Unser Teig ist inzwischen kräftig gewachsen. Ich knete ihn nochmal mit etwas Mehl durch und forme einen Laib, der in eine Kastenform kommt und noch eine zweite Runde gehen darf. Danach kommt das Brot bei 225 Grad in den Ofen, zusammen mit einer Schüssel Wasser. Nach 30 Minuten senken wir die Temperatur auf 175 Grad – für weitere 30 Minuten.
Während das Brot backt, rühren wir das Peeling in wenigen Minuten zusammen. Einfacher geht es kaum und es riecht richtig gut, nach Sommer.
Das Brot schmeckt toll
Unser Brot ist fertig und duftet herrlich. Kaum ist es etwas abgekühlt, testen wir die ersten Scheiben. Es schmeckt toll, deutlich intensiver als Supermarkt-Brot und ist richtig luftig. Nach dem Frühstück am nächsten Tag ist nichts mehr übrig. Der nächste Brotbacktermin steht bereits fest.
Auch das Lavendel-Peeling ist eine schöne Überraschung und lässt sich gut auf der Haut verteilen. Das Kokosöl hinterlässt einen Film auf der Haut, der zuerst etwas ungewohnt ist, sich dann aber richtig gut anfühlt. Balsam für wintertrockene Haut.
Die Do-it-yourself-Zahnpasta überzeugt nicht
Zum Schluss die Zahnpasta. Bei Zimmertemperatur hat sie nun etwa die Konsistenz von Butter. Ich trage etwas auf die Zahnbürste und fange an zu putzen. Der Kokosgeschmack ist extrem intensiv, die fettige Konsistenz erinnert eher an Essen. Nach etwa 30 Sekunden habe ich das Gefühl, dass ich dringend mal meine Zähne putzen müsste. Und das tue ich auch, mit meinem altbekannten Chemiebaukasten.
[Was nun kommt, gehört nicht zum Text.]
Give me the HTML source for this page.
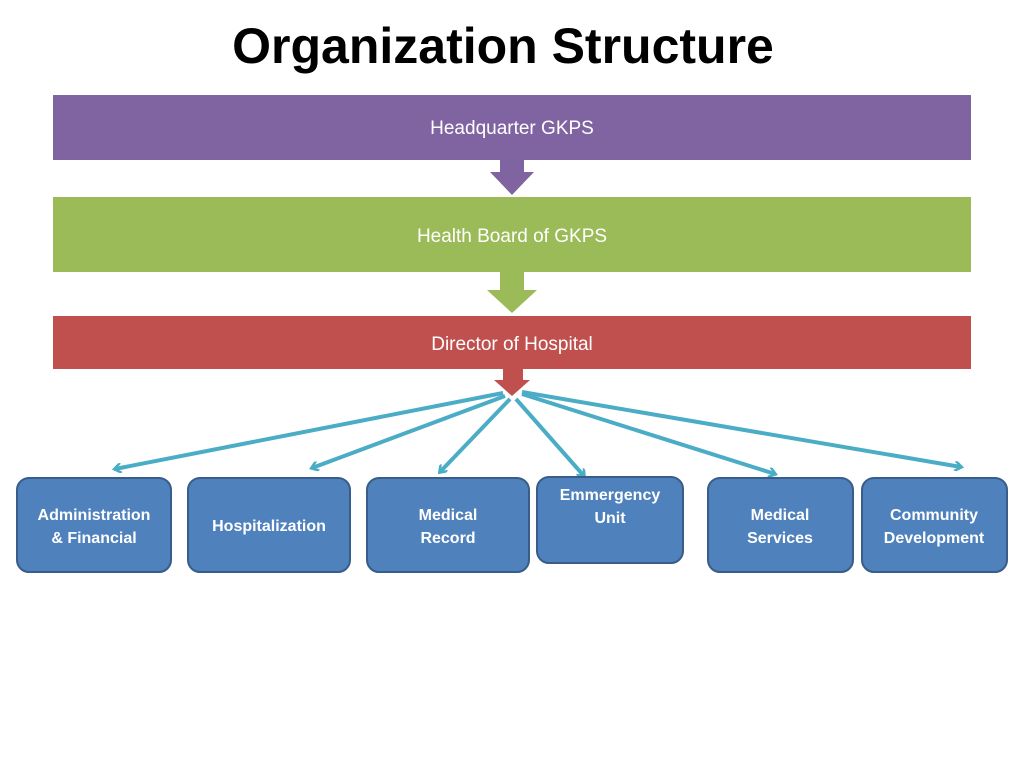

Mein Fazit: Sich damit auseinanderzusetzen, was und wie wir konsumieren und sich nach umweltverträglicheren Alternativen umzusehen, schadet auf keinen Fall. Blogs wie das "Experiment Selbstversorgung" können dabei wertvolle Anregungen geben und vielleicht auch den Anstoss, das eine oder andere einfach mal auszuprobieren. Ich hätte zum Beispiel nicht gedacht, dass Brot backen so einfach ist. Und es muss ja nicht gleich die Zahnpasta sein, die man selbst macht: Man kann auch mit ganz kleinen Schritten anfangen.